### EXERCISE INPUT

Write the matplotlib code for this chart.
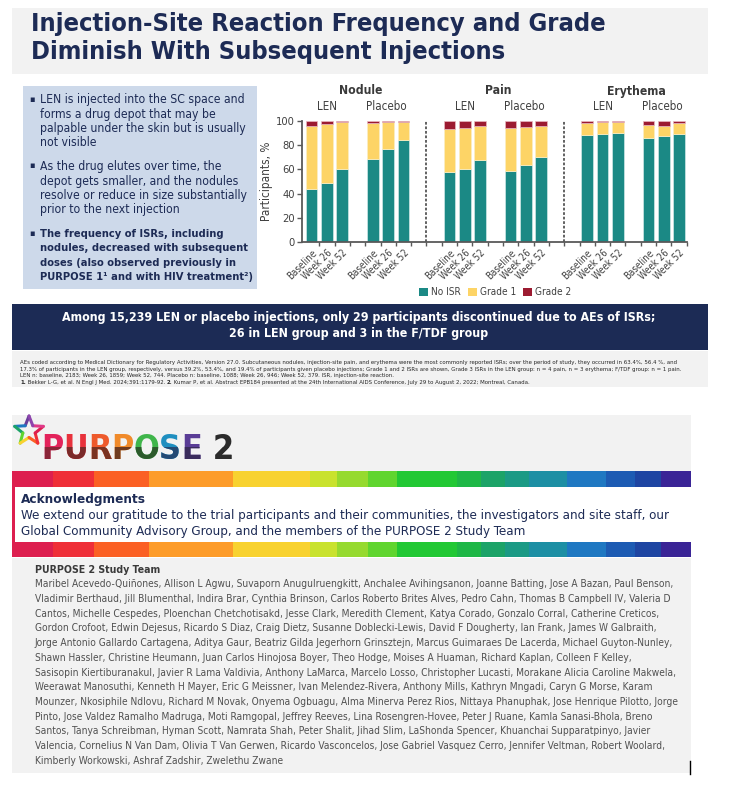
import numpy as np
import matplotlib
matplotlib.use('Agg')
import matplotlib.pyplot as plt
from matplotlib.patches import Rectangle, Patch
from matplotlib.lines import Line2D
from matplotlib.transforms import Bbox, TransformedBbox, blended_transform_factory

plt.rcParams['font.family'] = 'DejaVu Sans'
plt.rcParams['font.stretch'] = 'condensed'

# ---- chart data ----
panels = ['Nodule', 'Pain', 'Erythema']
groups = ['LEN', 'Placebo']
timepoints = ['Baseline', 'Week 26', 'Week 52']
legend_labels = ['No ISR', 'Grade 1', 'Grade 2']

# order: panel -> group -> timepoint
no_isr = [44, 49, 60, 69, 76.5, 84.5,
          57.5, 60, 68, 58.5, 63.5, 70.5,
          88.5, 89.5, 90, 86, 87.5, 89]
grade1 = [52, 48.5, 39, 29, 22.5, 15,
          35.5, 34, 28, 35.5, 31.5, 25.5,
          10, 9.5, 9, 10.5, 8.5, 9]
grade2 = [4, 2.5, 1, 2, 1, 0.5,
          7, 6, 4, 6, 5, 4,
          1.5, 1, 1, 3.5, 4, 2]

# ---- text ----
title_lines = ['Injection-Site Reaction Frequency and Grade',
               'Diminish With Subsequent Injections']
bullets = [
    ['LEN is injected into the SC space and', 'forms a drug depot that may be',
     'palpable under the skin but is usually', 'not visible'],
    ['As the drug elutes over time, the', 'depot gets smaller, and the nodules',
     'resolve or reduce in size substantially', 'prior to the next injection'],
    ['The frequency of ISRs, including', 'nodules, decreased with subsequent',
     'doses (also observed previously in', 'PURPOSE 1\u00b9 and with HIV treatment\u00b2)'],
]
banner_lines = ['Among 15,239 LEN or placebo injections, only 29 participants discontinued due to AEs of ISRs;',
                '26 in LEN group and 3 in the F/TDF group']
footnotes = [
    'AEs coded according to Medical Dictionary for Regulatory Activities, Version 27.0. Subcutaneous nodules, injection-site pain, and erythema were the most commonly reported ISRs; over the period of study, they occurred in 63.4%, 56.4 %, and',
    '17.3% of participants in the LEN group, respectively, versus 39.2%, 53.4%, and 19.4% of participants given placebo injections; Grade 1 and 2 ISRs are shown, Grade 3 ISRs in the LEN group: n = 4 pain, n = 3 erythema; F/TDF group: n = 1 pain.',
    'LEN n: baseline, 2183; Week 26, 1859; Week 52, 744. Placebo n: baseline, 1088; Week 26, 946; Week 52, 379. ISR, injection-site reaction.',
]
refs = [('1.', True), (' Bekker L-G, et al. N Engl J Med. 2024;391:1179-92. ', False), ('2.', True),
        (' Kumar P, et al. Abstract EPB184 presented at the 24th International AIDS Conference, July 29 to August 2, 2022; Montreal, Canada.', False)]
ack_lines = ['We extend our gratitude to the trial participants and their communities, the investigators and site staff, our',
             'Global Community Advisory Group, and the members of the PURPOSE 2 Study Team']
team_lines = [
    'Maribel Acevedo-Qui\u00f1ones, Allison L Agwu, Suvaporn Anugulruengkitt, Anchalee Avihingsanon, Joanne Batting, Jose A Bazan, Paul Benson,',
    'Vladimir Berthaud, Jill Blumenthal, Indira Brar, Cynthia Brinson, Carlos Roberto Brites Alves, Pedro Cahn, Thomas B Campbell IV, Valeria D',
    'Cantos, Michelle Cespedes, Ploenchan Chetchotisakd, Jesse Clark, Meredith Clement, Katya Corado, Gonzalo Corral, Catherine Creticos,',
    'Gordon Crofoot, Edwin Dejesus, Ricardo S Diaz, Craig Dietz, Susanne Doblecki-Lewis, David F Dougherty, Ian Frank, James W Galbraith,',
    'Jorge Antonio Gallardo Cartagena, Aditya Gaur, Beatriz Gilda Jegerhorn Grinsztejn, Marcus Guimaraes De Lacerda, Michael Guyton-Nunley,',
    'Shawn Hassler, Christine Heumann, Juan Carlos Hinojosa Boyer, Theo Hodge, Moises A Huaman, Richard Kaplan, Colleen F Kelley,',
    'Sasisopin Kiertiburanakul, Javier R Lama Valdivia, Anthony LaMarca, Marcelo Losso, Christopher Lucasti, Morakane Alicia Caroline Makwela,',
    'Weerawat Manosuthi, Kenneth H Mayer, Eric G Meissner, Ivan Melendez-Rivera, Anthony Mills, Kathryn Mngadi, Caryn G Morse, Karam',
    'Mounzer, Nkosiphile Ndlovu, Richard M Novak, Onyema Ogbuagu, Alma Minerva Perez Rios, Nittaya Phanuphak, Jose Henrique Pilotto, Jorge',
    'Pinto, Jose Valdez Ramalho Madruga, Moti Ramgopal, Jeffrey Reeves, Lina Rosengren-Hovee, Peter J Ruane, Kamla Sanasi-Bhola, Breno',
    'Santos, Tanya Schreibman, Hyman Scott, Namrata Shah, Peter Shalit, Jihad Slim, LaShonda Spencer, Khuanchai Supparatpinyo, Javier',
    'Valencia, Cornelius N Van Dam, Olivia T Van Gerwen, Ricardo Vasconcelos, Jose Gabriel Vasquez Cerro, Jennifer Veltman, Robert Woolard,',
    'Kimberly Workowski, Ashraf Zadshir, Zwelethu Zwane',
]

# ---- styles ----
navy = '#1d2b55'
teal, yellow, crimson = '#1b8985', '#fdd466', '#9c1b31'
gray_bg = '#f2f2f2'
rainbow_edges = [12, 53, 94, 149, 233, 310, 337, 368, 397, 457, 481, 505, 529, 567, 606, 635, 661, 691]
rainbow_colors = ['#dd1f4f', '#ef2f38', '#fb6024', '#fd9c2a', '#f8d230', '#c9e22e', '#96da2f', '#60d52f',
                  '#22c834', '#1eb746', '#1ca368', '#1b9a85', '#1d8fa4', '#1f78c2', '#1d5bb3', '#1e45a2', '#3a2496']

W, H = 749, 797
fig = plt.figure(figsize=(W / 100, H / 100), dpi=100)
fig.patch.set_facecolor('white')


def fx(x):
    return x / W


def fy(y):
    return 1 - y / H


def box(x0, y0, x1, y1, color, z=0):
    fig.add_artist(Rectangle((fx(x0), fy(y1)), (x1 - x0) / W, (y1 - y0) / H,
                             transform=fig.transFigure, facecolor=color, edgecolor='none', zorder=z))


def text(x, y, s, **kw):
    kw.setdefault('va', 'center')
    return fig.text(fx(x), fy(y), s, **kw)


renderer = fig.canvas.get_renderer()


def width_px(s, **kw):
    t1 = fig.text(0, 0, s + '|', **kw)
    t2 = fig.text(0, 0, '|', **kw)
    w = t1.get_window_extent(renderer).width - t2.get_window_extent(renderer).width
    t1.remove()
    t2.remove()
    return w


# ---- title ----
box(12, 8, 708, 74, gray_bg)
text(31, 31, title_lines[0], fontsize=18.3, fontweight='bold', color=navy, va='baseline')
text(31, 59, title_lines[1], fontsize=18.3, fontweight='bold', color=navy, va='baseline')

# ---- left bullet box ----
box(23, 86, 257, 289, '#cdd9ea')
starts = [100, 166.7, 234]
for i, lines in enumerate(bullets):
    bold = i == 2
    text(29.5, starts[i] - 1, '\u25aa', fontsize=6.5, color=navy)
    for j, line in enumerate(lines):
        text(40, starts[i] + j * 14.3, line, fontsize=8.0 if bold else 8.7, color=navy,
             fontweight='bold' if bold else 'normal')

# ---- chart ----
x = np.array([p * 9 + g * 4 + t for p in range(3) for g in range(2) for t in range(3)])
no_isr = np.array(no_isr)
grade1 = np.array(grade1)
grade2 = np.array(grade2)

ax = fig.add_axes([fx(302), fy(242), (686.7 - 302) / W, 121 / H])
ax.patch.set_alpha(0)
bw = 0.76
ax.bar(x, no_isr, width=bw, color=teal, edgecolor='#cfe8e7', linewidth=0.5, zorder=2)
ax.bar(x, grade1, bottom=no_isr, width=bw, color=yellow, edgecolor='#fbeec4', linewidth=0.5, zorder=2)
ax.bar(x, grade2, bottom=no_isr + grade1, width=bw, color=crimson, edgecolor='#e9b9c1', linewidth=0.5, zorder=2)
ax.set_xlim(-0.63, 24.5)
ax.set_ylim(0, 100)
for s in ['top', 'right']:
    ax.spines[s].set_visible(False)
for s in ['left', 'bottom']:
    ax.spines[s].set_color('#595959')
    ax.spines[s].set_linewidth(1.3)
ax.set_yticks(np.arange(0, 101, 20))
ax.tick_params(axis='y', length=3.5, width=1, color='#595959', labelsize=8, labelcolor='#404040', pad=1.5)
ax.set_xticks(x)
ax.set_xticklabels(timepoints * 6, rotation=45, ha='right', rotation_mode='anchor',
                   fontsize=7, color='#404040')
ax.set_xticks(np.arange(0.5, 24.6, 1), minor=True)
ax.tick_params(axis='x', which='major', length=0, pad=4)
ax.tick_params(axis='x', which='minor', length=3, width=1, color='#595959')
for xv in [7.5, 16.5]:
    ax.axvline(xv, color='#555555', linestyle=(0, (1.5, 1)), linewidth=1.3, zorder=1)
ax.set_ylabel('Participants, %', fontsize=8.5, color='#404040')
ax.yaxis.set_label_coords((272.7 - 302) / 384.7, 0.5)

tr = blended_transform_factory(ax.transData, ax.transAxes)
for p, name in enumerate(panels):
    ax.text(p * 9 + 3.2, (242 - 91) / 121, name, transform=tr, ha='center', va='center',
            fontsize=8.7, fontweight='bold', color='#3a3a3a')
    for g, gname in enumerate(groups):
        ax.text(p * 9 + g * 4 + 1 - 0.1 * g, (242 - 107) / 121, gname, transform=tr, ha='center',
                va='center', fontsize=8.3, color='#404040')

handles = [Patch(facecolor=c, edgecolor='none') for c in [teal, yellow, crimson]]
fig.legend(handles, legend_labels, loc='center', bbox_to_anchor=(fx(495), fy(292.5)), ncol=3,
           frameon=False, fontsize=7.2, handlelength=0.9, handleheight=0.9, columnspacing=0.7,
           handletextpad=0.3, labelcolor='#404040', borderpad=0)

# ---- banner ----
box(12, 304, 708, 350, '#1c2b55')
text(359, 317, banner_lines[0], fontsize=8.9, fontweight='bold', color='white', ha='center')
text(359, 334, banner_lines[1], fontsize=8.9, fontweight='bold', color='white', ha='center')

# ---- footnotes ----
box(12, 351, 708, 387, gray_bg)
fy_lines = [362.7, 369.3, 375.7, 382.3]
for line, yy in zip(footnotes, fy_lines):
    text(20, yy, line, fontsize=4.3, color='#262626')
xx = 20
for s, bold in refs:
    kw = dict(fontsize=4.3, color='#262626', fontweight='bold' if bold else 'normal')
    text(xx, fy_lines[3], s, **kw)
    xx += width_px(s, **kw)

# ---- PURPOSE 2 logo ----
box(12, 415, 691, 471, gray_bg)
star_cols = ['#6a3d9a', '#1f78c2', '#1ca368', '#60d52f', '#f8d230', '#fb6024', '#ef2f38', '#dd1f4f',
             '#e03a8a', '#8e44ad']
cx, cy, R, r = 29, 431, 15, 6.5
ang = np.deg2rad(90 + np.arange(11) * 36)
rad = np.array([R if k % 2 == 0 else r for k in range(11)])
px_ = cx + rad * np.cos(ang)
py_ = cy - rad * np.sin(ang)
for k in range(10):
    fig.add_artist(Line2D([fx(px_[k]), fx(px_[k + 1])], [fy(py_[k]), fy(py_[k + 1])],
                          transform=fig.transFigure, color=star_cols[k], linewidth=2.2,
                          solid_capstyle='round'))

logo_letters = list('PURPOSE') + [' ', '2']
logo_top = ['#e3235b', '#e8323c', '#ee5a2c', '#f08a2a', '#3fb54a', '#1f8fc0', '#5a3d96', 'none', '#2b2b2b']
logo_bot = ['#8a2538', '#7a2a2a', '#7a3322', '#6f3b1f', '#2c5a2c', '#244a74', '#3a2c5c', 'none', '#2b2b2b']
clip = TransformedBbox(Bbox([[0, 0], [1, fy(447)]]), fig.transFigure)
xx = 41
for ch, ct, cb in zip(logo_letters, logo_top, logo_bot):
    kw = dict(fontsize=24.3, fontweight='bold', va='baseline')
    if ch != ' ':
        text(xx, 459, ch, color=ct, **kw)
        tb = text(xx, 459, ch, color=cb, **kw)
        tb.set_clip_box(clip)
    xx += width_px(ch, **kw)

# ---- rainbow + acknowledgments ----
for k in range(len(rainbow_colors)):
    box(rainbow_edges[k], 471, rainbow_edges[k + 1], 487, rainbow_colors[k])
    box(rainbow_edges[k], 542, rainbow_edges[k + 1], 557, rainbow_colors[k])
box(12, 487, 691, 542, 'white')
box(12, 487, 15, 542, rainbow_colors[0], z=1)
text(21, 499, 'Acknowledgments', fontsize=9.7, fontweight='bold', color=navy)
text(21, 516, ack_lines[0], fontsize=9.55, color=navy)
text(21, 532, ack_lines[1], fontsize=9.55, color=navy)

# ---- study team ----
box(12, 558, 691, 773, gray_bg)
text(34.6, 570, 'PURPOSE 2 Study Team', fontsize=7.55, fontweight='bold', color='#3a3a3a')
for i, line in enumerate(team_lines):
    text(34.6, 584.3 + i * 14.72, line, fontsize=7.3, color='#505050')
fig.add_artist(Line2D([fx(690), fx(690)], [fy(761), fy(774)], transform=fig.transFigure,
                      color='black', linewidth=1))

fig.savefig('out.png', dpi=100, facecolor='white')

######
### EXERCISE INPUT

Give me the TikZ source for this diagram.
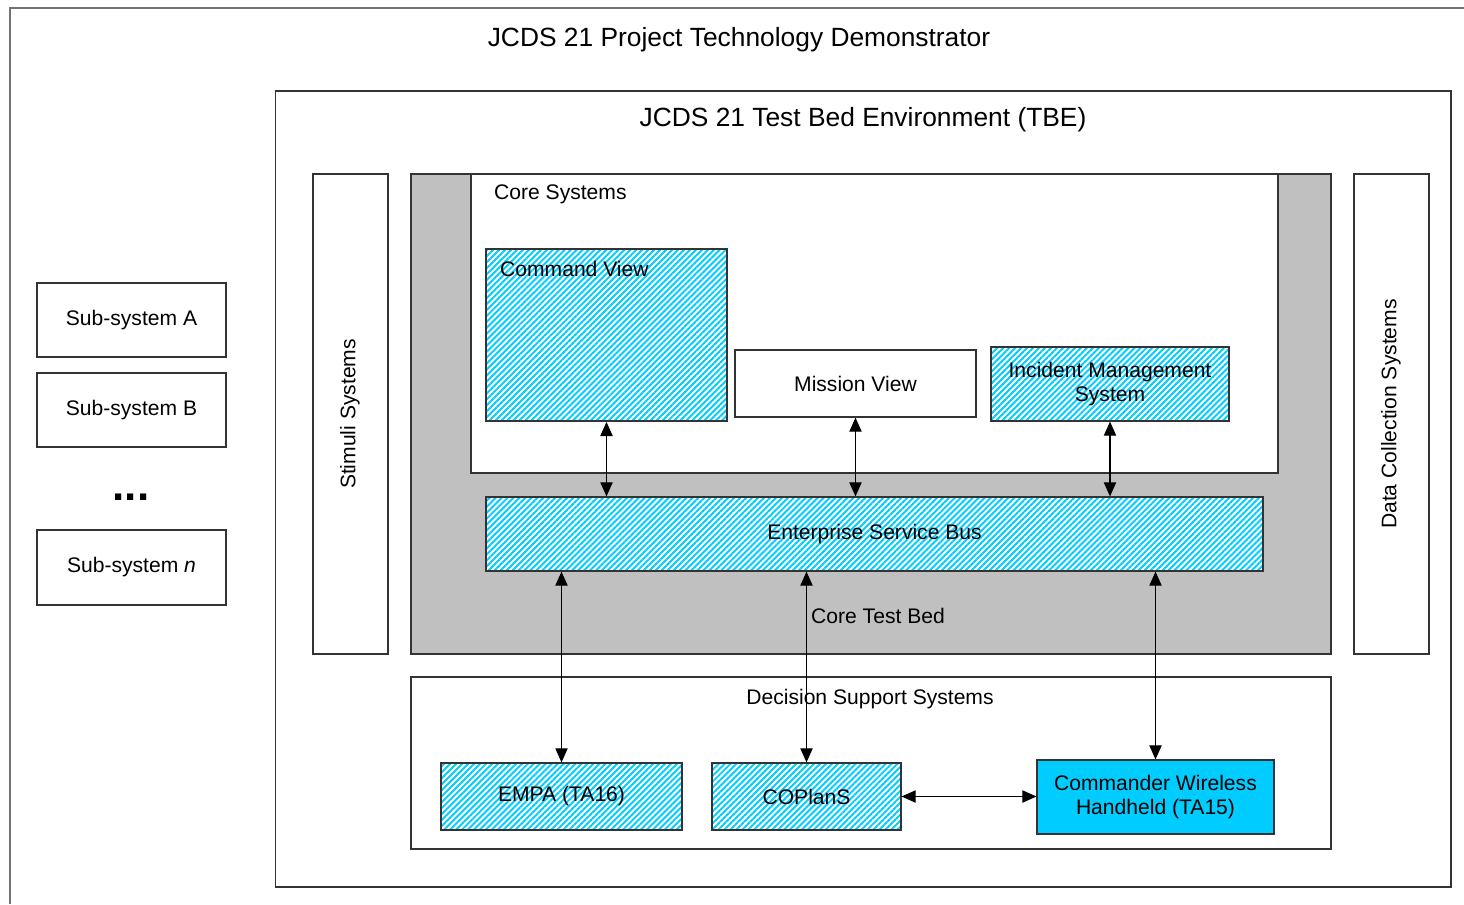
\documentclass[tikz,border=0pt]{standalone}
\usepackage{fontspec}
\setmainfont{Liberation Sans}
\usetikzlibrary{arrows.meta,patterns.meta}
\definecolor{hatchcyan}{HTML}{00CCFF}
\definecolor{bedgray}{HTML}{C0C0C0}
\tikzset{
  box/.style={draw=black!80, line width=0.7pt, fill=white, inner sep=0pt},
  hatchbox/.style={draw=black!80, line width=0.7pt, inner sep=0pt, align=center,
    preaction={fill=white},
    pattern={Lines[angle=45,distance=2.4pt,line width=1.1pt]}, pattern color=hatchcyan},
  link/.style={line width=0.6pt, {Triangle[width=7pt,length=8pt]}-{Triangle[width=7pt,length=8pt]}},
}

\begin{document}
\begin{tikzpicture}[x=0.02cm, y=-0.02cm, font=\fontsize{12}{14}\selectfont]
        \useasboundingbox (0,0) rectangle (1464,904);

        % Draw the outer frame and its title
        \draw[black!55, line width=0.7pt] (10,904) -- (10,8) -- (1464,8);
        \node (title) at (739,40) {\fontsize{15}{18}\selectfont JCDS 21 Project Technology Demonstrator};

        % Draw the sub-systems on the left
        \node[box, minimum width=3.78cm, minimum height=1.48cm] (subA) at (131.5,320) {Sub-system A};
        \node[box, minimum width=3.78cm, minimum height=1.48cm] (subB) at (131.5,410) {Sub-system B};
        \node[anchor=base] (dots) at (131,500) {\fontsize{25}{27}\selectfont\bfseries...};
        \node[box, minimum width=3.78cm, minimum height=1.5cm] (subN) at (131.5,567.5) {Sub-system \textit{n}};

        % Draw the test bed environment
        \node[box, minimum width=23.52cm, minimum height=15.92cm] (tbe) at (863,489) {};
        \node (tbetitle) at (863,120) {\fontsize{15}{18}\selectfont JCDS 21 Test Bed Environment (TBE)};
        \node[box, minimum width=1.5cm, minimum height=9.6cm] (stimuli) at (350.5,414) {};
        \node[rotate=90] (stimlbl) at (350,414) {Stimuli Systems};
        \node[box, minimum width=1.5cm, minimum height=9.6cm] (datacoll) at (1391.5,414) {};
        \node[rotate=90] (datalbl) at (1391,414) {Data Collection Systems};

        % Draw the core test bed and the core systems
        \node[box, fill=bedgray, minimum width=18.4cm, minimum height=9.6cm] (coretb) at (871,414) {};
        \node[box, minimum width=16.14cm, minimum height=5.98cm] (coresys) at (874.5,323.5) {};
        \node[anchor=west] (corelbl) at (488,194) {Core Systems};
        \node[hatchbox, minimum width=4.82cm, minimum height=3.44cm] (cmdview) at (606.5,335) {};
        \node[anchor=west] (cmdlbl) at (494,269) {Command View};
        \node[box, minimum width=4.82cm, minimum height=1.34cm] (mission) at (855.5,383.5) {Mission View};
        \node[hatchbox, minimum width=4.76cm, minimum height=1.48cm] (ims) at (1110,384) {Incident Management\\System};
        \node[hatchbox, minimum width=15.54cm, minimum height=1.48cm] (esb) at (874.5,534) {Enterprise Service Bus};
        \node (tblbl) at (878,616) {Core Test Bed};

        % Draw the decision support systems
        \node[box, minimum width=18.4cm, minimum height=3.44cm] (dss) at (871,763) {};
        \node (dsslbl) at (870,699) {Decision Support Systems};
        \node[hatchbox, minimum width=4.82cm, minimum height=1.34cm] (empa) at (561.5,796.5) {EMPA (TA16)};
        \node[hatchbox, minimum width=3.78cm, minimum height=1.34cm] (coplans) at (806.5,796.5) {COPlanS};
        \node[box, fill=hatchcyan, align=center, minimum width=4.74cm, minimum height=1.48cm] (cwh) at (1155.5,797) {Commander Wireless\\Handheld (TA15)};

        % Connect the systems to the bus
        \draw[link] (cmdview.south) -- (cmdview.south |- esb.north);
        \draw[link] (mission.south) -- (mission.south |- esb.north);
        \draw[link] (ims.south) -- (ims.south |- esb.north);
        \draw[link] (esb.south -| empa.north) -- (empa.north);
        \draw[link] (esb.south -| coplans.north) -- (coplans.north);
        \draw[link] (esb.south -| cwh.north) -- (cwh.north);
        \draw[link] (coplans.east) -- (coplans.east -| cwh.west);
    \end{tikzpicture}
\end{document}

######
### EXERCISE INPUT

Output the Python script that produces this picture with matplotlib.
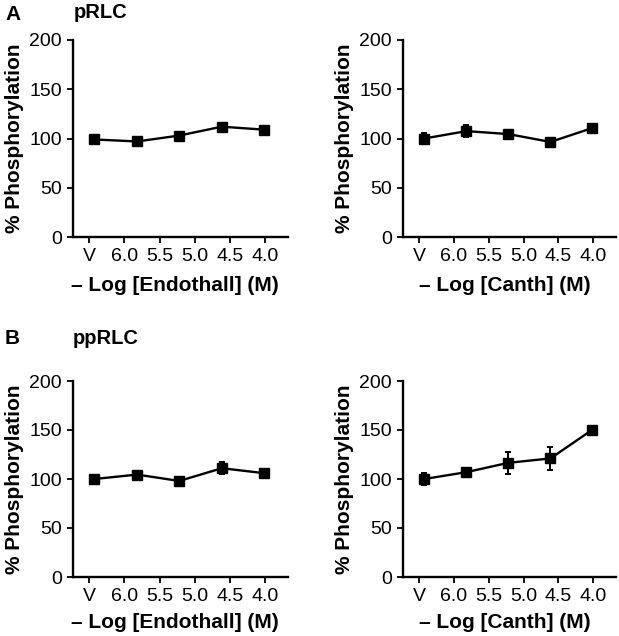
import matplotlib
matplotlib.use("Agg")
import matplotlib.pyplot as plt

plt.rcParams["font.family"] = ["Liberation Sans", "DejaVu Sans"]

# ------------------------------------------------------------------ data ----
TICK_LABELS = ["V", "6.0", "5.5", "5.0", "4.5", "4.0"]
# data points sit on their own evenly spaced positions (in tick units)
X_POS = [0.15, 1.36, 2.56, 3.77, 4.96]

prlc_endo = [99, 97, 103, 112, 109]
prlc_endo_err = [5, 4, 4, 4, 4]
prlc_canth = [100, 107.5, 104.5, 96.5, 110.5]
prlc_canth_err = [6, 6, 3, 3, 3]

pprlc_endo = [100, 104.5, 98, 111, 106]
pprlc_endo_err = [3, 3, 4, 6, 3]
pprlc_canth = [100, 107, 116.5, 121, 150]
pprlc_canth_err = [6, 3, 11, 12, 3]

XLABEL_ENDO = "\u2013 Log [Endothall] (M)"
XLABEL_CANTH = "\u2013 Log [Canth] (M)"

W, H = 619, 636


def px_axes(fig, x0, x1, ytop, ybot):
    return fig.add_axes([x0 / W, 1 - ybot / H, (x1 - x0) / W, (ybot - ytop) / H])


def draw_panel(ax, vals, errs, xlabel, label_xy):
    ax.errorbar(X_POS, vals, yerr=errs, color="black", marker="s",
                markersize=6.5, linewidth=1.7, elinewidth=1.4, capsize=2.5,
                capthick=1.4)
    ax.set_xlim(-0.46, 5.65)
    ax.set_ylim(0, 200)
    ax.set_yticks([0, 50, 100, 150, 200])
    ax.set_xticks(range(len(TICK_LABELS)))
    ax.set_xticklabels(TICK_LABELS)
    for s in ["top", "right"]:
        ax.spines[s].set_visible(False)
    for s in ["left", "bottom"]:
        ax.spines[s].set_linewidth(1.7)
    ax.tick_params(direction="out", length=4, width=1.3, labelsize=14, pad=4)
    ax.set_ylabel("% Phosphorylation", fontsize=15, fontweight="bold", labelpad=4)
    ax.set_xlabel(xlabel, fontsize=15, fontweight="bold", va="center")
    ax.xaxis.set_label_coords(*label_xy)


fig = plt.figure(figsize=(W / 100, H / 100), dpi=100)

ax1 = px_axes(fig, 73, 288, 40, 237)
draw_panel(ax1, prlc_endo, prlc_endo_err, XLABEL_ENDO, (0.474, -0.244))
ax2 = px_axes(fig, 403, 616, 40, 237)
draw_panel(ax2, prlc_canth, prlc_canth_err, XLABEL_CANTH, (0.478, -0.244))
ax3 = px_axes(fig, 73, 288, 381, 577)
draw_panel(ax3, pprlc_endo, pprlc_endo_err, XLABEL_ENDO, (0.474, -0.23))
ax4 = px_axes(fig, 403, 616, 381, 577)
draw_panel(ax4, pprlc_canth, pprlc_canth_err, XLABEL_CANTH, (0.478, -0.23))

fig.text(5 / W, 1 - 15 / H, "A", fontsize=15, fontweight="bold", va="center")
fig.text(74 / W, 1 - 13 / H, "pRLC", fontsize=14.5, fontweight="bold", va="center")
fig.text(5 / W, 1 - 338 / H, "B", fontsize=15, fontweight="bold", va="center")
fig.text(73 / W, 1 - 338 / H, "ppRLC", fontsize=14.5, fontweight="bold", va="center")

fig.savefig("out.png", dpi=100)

######

Nothing but the lines above, starting at the line that contains "Give me the TikZ source for this diagram." and ending at the line that contains "(title) at (739,40)", should be given again, exactly and without the pictures.

THE ANSWER
Give me the TikZ source for this diagram.
\documentclass[tikz,border=0pt]{standalone}
\usepackage{fontspec}
\setmainfont{Liberation Sans}
\usetikzlibrary{arrows.meta,patterns.meta}
\definecolor{hatchcyan}{HTML}{00CCFF}
\definecolor{bedgray}{HTML}{C0C0C0}
\tikzset{
  box/.style={draw=black!80, line width=0.7pt, fill=white, inner sep=0pt},
  hatchbox/.style={draw=black!80, line width=0.7pt, inner sep=0pt, align=center,
    preaction={fill=white},
    pattern={Lines[angle=45,distance=2.4pt,line width=1.1pt]}, pattern color=hatchcyan},
  link/.style={line width=0.6pt, {Triangle[width=7pt,length=8pt]}-{Triangle[width=7pt,length=8pt]}},
}

\begin{document}
\begin{tikzpicture}[x=0.02cm, y=-0.02cm, font=\fontsize{12}{14}\selectfont]
        \useasboundingbox (0,0) rectangle (1464,904);

        % Draw the outer frame and its title
        \draw[black!55, line width=0.7pt] (10,904) -- (10,8) -- (1464,8);
        \node (title) at (739,40) {\fontsize{15}{18}\selectfont JCDS 21 Project Technology Demonstrator};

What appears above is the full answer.